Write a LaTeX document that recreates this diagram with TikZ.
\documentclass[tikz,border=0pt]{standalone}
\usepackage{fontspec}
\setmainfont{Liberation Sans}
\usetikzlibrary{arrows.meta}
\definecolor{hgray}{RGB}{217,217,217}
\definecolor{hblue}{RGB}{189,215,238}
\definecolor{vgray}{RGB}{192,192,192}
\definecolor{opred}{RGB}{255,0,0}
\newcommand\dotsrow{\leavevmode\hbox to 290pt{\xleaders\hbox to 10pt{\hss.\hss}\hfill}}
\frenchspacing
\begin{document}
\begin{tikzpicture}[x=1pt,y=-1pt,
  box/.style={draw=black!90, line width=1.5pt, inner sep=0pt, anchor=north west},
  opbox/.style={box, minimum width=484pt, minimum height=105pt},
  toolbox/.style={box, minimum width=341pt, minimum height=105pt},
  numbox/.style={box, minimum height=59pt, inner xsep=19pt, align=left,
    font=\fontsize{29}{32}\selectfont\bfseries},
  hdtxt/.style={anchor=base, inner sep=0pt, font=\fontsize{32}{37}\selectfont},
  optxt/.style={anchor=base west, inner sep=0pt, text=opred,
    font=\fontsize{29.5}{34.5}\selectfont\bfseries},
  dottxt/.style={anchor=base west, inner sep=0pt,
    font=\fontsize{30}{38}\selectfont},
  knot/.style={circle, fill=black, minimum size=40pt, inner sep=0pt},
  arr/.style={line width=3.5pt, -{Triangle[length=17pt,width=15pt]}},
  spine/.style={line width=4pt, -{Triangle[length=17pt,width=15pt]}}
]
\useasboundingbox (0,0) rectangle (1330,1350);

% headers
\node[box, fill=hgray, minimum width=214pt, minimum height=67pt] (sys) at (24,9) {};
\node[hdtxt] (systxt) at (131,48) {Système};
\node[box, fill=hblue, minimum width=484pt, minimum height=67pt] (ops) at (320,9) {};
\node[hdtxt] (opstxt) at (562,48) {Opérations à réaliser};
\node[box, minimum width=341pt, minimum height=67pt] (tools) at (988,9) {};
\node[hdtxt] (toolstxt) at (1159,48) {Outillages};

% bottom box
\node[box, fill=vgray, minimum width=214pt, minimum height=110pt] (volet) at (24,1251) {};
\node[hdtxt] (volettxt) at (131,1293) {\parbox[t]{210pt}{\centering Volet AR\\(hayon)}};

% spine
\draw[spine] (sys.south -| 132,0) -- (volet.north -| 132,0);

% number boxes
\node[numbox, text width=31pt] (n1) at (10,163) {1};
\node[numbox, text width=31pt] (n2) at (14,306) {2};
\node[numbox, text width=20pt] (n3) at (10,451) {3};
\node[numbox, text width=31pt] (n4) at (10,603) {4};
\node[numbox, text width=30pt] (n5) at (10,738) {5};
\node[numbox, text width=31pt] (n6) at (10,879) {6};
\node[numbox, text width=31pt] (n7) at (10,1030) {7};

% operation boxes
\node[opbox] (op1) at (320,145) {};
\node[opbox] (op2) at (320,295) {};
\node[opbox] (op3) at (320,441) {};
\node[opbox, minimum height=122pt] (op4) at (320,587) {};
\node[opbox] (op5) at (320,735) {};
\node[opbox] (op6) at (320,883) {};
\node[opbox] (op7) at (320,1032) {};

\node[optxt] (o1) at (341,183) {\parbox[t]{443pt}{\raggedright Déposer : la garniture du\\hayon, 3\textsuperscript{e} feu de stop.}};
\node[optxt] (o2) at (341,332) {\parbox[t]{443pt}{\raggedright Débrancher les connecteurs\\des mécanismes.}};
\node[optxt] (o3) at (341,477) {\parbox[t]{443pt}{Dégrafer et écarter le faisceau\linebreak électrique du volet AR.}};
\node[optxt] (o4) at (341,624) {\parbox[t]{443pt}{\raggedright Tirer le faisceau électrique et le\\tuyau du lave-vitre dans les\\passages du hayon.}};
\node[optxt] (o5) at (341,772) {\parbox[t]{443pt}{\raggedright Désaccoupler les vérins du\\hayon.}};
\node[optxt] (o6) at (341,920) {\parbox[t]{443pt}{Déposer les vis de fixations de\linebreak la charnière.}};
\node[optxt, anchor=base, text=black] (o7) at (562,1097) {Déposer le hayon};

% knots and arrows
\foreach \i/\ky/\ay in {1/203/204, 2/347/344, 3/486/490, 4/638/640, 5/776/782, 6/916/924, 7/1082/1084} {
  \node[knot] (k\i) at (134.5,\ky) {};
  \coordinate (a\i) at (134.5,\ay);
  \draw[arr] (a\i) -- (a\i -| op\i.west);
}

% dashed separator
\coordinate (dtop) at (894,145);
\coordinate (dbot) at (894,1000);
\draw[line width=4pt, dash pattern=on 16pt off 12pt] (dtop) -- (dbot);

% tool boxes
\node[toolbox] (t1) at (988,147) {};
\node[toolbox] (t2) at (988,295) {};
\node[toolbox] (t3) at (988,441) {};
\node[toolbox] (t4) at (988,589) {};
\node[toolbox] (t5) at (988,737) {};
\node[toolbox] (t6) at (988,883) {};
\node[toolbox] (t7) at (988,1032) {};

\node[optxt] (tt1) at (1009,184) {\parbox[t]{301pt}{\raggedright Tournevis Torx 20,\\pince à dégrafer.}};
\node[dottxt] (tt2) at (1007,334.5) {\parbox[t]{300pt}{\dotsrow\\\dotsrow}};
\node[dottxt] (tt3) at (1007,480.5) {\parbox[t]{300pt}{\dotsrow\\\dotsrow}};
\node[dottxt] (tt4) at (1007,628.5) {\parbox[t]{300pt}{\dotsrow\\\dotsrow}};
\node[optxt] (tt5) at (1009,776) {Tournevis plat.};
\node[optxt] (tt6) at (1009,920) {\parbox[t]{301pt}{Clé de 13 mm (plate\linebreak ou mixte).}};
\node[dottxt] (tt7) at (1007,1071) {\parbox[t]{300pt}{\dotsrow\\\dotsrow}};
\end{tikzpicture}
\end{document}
──────────────────────────────
• _Set task_
Reproduce the material verbatim, line by line.

• _Solution for this task_
Write a LaTeX document that recreates this diagram with TikZ.
\documentclass[tikz,border=0pt]{standalone}
\usepackage{fontspec}
\setmainfont{Liberation Sans}
\usetikzlibrary{arrows.meta}
\definecolor{hgray}{RGB}{217,217,217}
\definecolor{hblue}{RGB}{189,215,238}
\definecolor{vgray}{RGB}{192,192,192}
\definecolor{opred}{RGB}{255,0,0}
\newcommand\dotsrow{\leavevmode\hbox to 290pt{\xleaders\hbox to 10pt{\hss.\hss}\hfill}}
\frenchspacing
\begin{document}
\begin{tikzpicture}[x=1pt,y=-1pt,
  box/.style={draw=black!90, line width=1.5pt, inner sep=0pt, anchor=north west},
  opbox/.style={box, minimum width=484pt, minimum height=105pt},
  toolbox/.style={box, minimum width=341pt, minimum height=105pt},
  numbox/.style={box, minimum height=59pt, inner xsep=19pt, align=left,
    font=\fontsize{29}{32}\selectfont\bfseries},
  hdtxt/.style={anchor=base, inner sep=0pt, font=\fontsize{32}{37}\selectfont},
  optxt/.style={anchor=base west, inner sep=0pt, text=opred,
    font=\fontsize{29.5}{34.5}\selectfont\bfseries},
  dottxt/.style={anchor=base west, inner sep=0pt,
    font=\fontsize{30}{38}\selectfont},
  knot/.style={circle, fill=black, minimum size=40pt, inner sep=0pt},
  arr/.style={line width=3.5pt, -{Triangle[length=17pt,width=15pt]}},
  spine/.style={line width=4pt, -{Triangle[length=17pt,width=15pt]}}
]
\useasboundingbox (0,0) rectangle (1330,1350);

% headers
\node[box, fill=hgray, minimum width=214pt, minimum height=67pt] (sys) at (24,9) {};
\node[hdtxt] (systxt) at (131,48) {Système};
\node[box, fill=hblue, minimum width=484pt, minimum height=67pt] (ops) at (320,9) {};
\node[hdtxt] (opstxt) at (562,48) {Opérations à réaliser};
\node[box, minimum width=341pt, minimum height=67pt] (tools) at (988,9) {};
\node[hdtxt] (toolstxt) at (1159,48) {Outillages};

% bottom box
\node[box, fill=vgray, minimum width=214pt, minimum height=110pt] (volet) at (24,1251) {};
\node[hdtxt] (volettxt) at (131,1293) {\parbox[t]{210pt}{\centering Volet AR\\(hayon)}};

% spine
\draw[spine] (sys.south -| 132,0) -- (volet.north -| 132,0);

% number boxes
\node[numbox, text width=31pt] (n1) at (10,163) {1};
\node[numbox, text width=31pt] (n2) at (14,306) {2};
\node[numbox, text width=20pt] (n3) at (10,451) {3};
\node[numbox, text width=31pt] (n4) at (10,603) {4};
\node[numbox, text width=30pt] (n5) at (10,738) {5};
\node[numbox, text width=31pt] (n6) at (10,879) {6};
\node[numbox, text width=31pt] (n7) at (10,1030) {7};

% operation boxes
\node[opbox] (op1) at (320,145) {};
\node[opbox] (op2) at (320,295) {};
\node[opbox] (op3) at (320,441) {};
\node[opbox, minimum height=122pt] (op4) at (320,587) {};
\node[opbox] (op5) at (320,735) {};
\node[opbox] (op6) at (320,883) {};
\node[opbox] (op7) at (320,1032) {};

\node[optxt] (o1) at (341,183) {\parbox[t]{443pt}{\raggedright Déposer : la garniture du\\hayon, 3\textsuperscript{e} feu de stop.}};
\node[optxt] (o2) at (341,332) {\parbox[t]{443pt}{\raggedright Débrancher les connecteurs\\des mécanismes.}};
\node[optxt] (o3) at (341,477) {\parbox[t]{443pt}{Dégrafer et écarter le faisceau\linebreak électrique du volet AR.}};
\node[optxt] (o4) at (341,624) {\parbox[t]{443pt}{\raggedright Tirer le faisceau électrique et le\\tuyau du lave-vitre dans les\\passages du hayon.}};
\node[optxt] (o5) at (341,772) {\parbox[t]{443pt}{\raggedright Désaccoupler les vérins du\\hayon.}};
\node[optxt] (o6) at (341,920) {\parbox[t]{443pt}{Déposer les vis de fixations de\linebreak la charnière.}};
\node[optxt, anchor=base, text=black] (o7) at (562,1097) {Déposer le hayon};

% knots and arrows
\foreach \i/\ky/\ay in {1/203/204, 2/347/344, 3/486/490, 4/638/640, 5/776/782, 6/916/924, 7/1082/1084} {
  \node[knot] (k\i) at (134.5,\ky) {};
  \coordinate (a\i) at (134.5,\ay);
  \draw[arr] (a\i) -- (a\i -| op\i.west);
}

% dashed separator
\coordinate (dtop) at (894,145);
\coordinate (dbot) at (894,1000);
\draw[line width=4pt, dash pattern=on 16pt off 12pt] (dtop) -- (dbot);

% tool boxes
\node[toolbox] (t1) at (988,147) {};
\node[toolbox] (t2) at (988,295) {};
\node[toolbox] (t3) at (988,441) {};
\node[toolbox] (t4) at (988,589) {};
\node[toolbox] (t5) at (988,737) {};
\node[toolbox] (t6) at (988,883) {};
\node[toolbox] (t7) at (988,1032) {};

\node[optxt] (tt1) at (1009,184) {\parbox[t]{301pt}{\raggedright Tournevis Torx 20,\\pince à dégrafer.}};
\node[dottxt] (tt2) at (1007,334.5) {\parbox[t]{300pt}{\dotsrow\\\dotsrow}};
\node[dottxt] (tt3) at (1007,480.5) {\parbox[t]{300pt}{\dotsrow\\\dotsrow}};
\node[dottxt] (tt4) at (1007,628.5) {\parbox[t]{300pt}{\dotsrow\\\dotsrow}};
\node[optxt] (tt5) at (1009,776) {Tournevis plat.};
\node[optxt] (tt6) at (1009,920) {\parbox[t]{301pt}{Clé de 13 mm (plate\linebreak ou mixte).}};
\node[dottxt] (tt7) at (1007,1071) {\parbox[t]{300pt}{\dotsrow\\\dotsrow}};
\end{tikzpicture}
\end{document}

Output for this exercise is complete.